**Work instructions:** Extract the complete data exactly as given.

**Data shown:**
────

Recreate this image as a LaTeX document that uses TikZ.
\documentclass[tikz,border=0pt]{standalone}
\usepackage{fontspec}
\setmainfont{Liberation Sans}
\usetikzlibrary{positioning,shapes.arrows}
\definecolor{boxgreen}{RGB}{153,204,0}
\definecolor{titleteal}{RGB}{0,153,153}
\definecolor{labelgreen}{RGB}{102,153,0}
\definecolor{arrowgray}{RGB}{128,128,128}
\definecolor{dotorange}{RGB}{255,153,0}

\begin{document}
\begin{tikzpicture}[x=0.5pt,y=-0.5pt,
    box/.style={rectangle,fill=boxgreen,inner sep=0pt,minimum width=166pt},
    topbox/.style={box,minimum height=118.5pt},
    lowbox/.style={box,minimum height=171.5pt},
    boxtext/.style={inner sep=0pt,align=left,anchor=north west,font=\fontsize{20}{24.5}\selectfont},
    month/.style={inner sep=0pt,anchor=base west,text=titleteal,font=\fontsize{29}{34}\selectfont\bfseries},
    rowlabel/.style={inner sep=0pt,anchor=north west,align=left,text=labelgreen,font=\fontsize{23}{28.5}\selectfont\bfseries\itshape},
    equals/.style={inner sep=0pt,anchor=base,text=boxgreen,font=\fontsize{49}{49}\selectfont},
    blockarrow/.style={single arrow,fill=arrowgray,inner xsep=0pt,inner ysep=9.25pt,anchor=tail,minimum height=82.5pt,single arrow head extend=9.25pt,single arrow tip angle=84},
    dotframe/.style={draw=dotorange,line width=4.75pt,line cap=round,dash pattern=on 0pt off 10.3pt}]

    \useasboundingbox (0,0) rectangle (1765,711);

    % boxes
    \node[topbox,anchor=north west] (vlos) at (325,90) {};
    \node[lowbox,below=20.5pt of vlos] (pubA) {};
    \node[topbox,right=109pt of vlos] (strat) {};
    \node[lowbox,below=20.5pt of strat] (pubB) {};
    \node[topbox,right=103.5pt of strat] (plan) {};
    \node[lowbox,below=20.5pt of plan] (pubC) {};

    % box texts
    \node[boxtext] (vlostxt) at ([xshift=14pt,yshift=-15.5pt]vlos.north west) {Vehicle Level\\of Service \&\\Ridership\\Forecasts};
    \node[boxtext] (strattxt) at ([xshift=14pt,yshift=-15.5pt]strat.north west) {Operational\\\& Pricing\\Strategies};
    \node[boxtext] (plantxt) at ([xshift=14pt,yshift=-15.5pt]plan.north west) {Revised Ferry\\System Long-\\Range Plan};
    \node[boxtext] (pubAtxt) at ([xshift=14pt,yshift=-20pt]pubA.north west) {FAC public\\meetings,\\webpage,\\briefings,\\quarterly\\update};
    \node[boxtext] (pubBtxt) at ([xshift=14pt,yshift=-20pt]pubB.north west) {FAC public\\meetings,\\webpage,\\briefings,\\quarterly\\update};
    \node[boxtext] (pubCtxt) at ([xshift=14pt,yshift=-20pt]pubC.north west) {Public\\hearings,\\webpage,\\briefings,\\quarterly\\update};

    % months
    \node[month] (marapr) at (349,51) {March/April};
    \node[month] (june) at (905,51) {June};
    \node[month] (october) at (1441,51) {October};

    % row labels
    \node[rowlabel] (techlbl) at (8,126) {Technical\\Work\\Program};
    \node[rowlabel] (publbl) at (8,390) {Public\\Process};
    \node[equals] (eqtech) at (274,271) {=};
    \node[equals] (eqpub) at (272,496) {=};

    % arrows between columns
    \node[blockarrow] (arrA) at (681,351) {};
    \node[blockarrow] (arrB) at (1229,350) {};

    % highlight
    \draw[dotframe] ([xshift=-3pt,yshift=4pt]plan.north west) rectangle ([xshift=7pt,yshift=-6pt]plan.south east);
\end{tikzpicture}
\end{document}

────

**Result for this exercise:**
Recreate this image as a LaTeX document that uses TikZ.
\documentclass[tikz,border=0pt]{standalone}
\usepackage{fontspec}
\setmainfont{Liberation Sans}
\usetikzlibrary{positioning,shapes.arrows}
\definecolor{boxgreen}{RGB}{153,204,0}
\definecolor{titleteal}{RGB}{0,153,153}
\definecolor{labelgreen}{RGB}{102,153,0}
\definecolor{arrowgray}{RGB}{128,128,128}
\definecolor{dotorange}{RGB}{255,153,0}

\begin{document}
\begin{tikzpicture}[x=0.5pt,y=-0.5pt,
    box/.style={rectangle,fill=boxgreen,inner sep=0pt,minimum width=166pt},
    topbox/.style={box,minimum height=118.5pt},
    lowbox/.style={box,minimum height=171.5pt},
    boxtext/.style={inner sep=0pt,align=left,anchor=north west,font=\fontsize{20}{24.5}\selectfont},
    month/.style={inner sep=0pt,anchor=base west,text=titleteal,font=\fontsize{29}{34}\selectfont\bfseries},
    rowlabel/.style={inner sep=0pt,anchor=north west,align=left,text=labelgreen,font=\fontsize{23}{28.5}\selectfont\bfseries\itshape},
    equals/.style={inner sep=0pt,anchor=base,text=boxgreen,font=\fontsize{49}{49}\selectfont},
    blockarrow/.style={single arrow,fill=arrowgray,inner xsep=0pt,inner ysep=9.25pt,anchor=tail,minimum height=82.5pt,single arrow head extend=9.25pt,single arrow tip angle=84},
    dotframe/.style={draw=dotorange,line width=4.75pt,line cap=round,dash pattern=on 0pt off 10.3pt}]

    \useasboundingbox (0,0) rectangle (1765,711);

    % boxes
    \node[topbox,anchor=north west] (vlos) at (325,90) {};
    \node[lowbox,below=20.5pt of vlos] (pubA) {};
    \node[topbox,right=109pt of vlos] (strat) {};
    \node[lowbox,below=20.5pt of strat] (pubB) {};
    \node[topbox,right=103.5pt of strat] (plan) {};
    \node[lowbox,below=20.5pt of plan] (pubC) {};

    % box texts
    \node[boxtext] (vlostxt) at ([xshift=14pt,yshift=-15.5pt]vlos.north west) {Vehicle Level\\of Service \&\\Ridership\\Forecasts};
    \node[boxtext] (strattxt) at ([xshift=14pt,yshift=-15.5pt]strat.north west) {Operational\\\& Pricing\\Strategies};
    \node[boxtext] (plantxt) at ([xshift=14pt,yshift=-15.5pt]plan.north west) {Revised Ferry\\System Long-\\Range Plan};
    \node[boxtext] (pubAtxt) at ([xshift=14pt,yshift=-20pt]pubA.north west) {FAC public\\meetings,\\webpage,\\briefings,\\quarterly\\update};
    \node[boxtext] (pubBtxt) at ([xshift=14pt,yshift=-20pt]pubB.north west) {FAC public\\meetings,\\webpage,\\briefings,\\quarterly\\update};
    \node[boxtext] (pubCtxt) at ([xshift=14pt,yshift=-20pt]pubC.north west) {Public\\hearings,\\webpage,\\briefings,\\quarterly\\update};

    % months
    \node[month] (marapr) at (349,51) {March/April};
    \node[month] (june) at (905,51) {June};
    \node[month] (october) at (1441,51) {October};

    % row labels
    \node[rowlabel] (techlbl) at (8,126) {Technical\\Work\\Program};
    \node[rowlabel] (publbl) at (8,390) {Public\\Process};
    \node[equals] (eqtech) at (274,271) {=};
    \node[equals] (eqpub) at (272,496) {=};

    % arrows between columns
    \node[blockarrow] (arrA) at (681,351) {};
    \node[blockarrow] (arrB) at (1229,350) {};

    % highlight
    \draw[dotframe] ([xshift=-3pt,yshift=4pt]plan.north west) rectangle ([xshift=7pt,yshift=-6pt]plan.south east);
\end{tikzpicture}
\end{document}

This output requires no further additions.